> Task to complete
Reproduce, character for character, the lines below from the first through the one with "sweep with rising". Leave pictures out.
* begin Supplied material *
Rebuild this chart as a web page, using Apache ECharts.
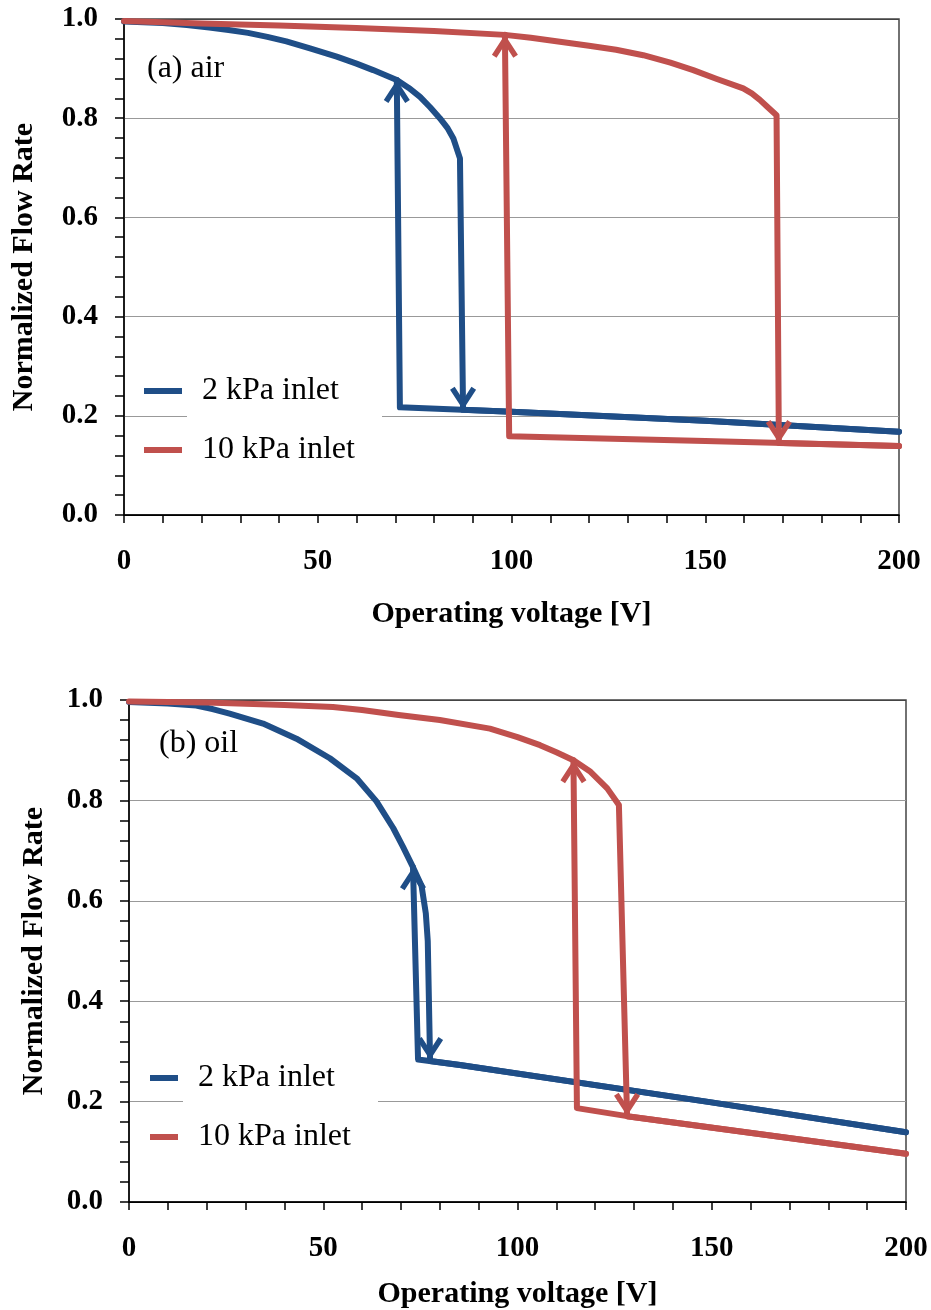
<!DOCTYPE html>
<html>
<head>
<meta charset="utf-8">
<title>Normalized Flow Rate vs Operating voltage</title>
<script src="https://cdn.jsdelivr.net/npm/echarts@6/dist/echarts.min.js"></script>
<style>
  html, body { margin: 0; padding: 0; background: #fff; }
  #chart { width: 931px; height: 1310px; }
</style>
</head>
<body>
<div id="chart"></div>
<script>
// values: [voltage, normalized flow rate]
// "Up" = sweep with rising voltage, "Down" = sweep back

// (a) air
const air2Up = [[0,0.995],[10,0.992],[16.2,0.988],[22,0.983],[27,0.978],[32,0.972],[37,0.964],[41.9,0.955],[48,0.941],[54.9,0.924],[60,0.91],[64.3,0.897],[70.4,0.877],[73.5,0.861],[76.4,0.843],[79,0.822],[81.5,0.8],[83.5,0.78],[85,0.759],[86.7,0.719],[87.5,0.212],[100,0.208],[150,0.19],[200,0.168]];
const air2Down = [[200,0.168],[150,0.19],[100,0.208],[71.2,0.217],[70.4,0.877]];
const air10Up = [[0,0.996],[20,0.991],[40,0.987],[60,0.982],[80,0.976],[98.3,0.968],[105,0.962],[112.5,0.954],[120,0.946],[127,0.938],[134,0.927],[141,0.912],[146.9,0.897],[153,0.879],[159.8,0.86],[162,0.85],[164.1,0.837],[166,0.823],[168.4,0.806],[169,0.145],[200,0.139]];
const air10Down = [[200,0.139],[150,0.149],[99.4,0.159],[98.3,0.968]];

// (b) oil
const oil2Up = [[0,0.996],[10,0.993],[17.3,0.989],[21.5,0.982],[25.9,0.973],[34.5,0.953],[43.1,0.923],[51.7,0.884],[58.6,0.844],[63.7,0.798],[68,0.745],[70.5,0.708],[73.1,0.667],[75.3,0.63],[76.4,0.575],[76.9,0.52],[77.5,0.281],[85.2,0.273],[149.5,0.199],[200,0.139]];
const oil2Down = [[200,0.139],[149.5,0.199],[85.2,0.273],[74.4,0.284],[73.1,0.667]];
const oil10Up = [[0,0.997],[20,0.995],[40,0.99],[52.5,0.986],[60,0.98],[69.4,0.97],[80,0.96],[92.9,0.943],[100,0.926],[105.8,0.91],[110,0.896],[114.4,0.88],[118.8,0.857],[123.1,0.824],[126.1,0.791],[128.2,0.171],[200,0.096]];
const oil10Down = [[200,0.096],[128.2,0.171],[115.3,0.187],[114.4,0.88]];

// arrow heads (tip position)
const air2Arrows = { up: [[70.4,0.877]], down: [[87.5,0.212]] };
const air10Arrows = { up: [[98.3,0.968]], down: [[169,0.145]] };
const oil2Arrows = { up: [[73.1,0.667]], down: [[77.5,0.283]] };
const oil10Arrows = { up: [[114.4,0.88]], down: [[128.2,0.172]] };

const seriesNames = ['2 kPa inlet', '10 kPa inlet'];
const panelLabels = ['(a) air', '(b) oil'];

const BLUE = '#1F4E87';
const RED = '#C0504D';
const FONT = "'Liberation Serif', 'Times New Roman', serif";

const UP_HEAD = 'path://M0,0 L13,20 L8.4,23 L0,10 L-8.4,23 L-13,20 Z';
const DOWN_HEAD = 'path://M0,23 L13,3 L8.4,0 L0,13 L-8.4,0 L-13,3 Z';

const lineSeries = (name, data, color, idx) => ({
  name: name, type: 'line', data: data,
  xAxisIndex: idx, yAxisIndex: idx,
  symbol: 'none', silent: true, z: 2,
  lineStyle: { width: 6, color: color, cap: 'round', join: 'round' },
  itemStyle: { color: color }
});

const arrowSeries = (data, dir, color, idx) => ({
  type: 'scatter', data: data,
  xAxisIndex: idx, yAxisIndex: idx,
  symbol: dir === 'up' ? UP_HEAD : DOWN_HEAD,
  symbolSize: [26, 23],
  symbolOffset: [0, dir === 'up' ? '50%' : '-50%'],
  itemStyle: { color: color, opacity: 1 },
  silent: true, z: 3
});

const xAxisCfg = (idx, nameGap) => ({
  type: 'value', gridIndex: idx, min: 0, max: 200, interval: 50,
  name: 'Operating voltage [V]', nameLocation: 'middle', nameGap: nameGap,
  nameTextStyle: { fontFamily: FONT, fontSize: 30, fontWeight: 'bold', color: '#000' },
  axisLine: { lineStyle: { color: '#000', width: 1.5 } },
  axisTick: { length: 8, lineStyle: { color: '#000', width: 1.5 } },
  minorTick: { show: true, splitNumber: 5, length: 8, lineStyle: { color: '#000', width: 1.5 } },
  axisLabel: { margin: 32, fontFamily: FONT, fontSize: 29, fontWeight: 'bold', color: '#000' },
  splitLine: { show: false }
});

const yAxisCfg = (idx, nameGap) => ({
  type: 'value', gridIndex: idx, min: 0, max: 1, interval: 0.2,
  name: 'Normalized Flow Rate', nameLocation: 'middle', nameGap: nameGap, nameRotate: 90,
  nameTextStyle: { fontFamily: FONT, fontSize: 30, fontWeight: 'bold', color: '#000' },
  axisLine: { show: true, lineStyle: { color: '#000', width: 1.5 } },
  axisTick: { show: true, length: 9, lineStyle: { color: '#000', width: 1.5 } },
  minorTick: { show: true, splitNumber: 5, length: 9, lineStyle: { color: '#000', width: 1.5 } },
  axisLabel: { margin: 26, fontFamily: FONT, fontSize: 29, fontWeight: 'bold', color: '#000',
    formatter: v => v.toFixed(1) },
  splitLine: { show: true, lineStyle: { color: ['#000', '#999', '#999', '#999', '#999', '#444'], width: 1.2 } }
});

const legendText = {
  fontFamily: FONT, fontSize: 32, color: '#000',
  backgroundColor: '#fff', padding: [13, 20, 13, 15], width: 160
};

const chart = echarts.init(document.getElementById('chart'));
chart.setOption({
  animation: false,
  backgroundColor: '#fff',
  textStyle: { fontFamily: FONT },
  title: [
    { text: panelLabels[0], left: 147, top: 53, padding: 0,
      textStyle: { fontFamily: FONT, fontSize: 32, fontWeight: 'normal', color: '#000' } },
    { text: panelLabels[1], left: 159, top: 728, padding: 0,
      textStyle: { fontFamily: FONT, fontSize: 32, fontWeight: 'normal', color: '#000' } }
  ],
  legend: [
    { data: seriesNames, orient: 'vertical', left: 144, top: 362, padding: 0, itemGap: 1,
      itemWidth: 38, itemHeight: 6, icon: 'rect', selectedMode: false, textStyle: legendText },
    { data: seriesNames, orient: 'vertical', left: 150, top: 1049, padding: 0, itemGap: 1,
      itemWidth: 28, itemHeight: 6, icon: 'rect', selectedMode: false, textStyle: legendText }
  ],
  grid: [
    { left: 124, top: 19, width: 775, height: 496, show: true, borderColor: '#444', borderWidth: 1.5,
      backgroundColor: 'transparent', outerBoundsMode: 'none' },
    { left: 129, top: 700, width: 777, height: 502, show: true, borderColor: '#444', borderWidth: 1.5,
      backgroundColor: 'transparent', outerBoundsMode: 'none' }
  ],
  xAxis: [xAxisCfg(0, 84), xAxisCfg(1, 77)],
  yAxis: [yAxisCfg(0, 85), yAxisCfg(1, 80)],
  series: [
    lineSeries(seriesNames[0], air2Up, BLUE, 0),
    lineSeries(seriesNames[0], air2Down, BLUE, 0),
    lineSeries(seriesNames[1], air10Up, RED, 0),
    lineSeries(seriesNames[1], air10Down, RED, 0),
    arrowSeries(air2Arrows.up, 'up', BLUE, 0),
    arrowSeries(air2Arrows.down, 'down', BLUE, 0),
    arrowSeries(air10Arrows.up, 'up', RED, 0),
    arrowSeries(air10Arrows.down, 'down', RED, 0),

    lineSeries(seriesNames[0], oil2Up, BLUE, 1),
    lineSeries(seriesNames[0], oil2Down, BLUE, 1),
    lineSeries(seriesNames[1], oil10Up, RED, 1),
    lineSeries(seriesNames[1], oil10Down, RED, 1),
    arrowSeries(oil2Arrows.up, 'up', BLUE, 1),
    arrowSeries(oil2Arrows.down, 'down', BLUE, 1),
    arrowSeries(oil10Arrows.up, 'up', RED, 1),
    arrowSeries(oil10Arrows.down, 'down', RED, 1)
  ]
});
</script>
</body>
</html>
* end Supplied material *
> Solution for this task
Rebuild this chart as a web page, using Apache ECharts.
<!DOCTYPE html>
<html>
<head>
<meta charset="utf-8">
<title>Normalized Flow Rate vs Operating voltage</title>
<script src="https://cdn.jsdelivr.net/npm/echarts@6/dist/echarts.min.js"></script>
<style>
  html, body { margin: 0; padding: 0; background: #fff; }
  #chart { width: 931px; height: 1310px; }
</style>
</head>
<body>
<div id="chart"></div>
<script>
// values: [voltage, normalized flow rate]
// "Up" = sweep with rising voltage, "Down" = sweep back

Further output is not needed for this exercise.